By Wisconsin law, a business that has incorporated is recognized thereafter as its own legal entity. As a separate entity from the owners, the business is then considered to be acting on its own when it buys and sells property, assents to contracts and exercises legal rights. To incorporate in Wisconsin, a business must file with the Secretary of State in compliance with specific guidelines.

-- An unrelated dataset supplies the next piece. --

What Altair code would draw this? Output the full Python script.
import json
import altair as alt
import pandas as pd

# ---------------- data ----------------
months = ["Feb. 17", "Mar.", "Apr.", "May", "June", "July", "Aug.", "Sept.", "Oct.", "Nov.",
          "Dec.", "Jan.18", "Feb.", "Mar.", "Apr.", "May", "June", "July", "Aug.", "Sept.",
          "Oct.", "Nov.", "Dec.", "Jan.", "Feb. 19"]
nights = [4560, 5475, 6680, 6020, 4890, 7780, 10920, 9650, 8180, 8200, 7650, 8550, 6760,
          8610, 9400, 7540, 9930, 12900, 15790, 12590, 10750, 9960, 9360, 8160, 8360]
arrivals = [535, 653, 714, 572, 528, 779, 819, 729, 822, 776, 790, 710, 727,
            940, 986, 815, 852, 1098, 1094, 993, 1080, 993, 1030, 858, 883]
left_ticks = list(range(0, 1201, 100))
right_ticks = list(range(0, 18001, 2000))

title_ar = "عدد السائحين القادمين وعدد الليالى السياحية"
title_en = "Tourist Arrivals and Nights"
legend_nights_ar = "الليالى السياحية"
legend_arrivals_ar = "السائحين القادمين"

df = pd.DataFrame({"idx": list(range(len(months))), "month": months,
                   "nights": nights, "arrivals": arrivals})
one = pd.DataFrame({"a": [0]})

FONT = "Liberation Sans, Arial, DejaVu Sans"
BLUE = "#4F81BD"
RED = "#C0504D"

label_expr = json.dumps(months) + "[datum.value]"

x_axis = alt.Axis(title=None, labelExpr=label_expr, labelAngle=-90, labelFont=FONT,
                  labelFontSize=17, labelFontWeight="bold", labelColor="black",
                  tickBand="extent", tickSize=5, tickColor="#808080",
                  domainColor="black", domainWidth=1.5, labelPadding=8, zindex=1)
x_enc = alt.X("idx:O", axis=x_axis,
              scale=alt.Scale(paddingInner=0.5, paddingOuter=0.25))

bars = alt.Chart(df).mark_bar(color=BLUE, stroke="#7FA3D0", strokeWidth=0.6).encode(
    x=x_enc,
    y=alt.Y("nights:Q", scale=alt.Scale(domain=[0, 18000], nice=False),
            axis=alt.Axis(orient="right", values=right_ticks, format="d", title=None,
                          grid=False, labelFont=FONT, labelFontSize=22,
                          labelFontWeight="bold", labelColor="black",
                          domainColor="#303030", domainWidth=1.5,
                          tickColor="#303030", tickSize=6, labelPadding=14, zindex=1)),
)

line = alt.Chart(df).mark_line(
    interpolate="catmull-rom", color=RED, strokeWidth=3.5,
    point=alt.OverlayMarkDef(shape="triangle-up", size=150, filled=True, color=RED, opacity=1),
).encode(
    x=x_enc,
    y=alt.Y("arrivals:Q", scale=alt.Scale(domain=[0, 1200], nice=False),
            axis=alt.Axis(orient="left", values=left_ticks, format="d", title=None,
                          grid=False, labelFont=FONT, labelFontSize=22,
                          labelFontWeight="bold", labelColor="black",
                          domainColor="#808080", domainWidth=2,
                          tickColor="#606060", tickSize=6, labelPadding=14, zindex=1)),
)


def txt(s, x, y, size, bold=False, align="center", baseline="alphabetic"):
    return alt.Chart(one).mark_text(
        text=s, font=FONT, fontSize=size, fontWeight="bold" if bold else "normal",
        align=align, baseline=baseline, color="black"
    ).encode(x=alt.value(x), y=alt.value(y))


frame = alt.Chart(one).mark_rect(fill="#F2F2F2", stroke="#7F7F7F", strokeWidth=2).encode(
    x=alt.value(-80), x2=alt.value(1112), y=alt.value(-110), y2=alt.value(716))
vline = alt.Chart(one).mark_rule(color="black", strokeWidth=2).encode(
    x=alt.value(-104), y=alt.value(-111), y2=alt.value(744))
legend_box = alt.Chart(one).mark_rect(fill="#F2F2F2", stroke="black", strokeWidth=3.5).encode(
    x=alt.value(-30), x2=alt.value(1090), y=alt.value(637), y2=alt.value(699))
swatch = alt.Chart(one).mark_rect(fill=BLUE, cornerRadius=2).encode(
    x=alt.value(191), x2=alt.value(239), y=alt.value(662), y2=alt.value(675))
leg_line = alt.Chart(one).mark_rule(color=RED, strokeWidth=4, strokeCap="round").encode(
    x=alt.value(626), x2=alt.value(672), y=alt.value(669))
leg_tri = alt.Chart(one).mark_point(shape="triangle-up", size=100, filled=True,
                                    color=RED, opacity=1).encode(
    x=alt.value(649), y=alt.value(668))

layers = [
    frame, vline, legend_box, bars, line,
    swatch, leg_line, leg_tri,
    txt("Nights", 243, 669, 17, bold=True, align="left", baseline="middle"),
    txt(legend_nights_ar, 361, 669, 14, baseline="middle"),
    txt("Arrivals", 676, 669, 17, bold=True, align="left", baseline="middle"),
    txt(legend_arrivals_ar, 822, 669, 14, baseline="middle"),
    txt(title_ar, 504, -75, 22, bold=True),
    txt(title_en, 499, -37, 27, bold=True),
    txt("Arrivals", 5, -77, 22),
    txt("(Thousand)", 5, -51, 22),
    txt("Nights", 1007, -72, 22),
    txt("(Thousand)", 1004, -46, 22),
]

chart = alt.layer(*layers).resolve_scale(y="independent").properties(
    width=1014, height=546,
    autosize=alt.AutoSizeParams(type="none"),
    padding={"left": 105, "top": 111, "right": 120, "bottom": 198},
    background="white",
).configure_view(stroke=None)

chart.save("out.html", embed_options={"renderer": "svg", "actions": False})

Benefits of Incorporation in Wisconsin
A corporation enjoys benefits that unincorporated companies do not. Primarily, it cannot be held accountable for an amount of debt greater than the value of the assets that the owners have invested in it. If the business had remained a personal asset of the owners, they would run the risk of losing their personal property to pay for the company's financial liabilities in case of default. Furthermore, banks in the Brown Deer area prefer to evaluate the credit worthiness of a business as a whole rather than that of individual owners. This makes the process of acquiring corporate loans simpler. Finally, the ownership of a corporation is divided into an abundance of equal portions or "shares" of stock. Without this mechanism, transferring ownership of a business would be impractical.
Costs of Incorporation
These advantages come at a price. First, incorporation in Wisconsin may require a filing fee. Second, a corporation pays taxes just like any other entity. In other words, the profits a corporation makes are now taxed separately, while any disbursements to shareholders are taxed as individual income. This is called double taxation. However, a business may avoid this disadvantage with proper planning and assistance from a local Brown Deer lawyer.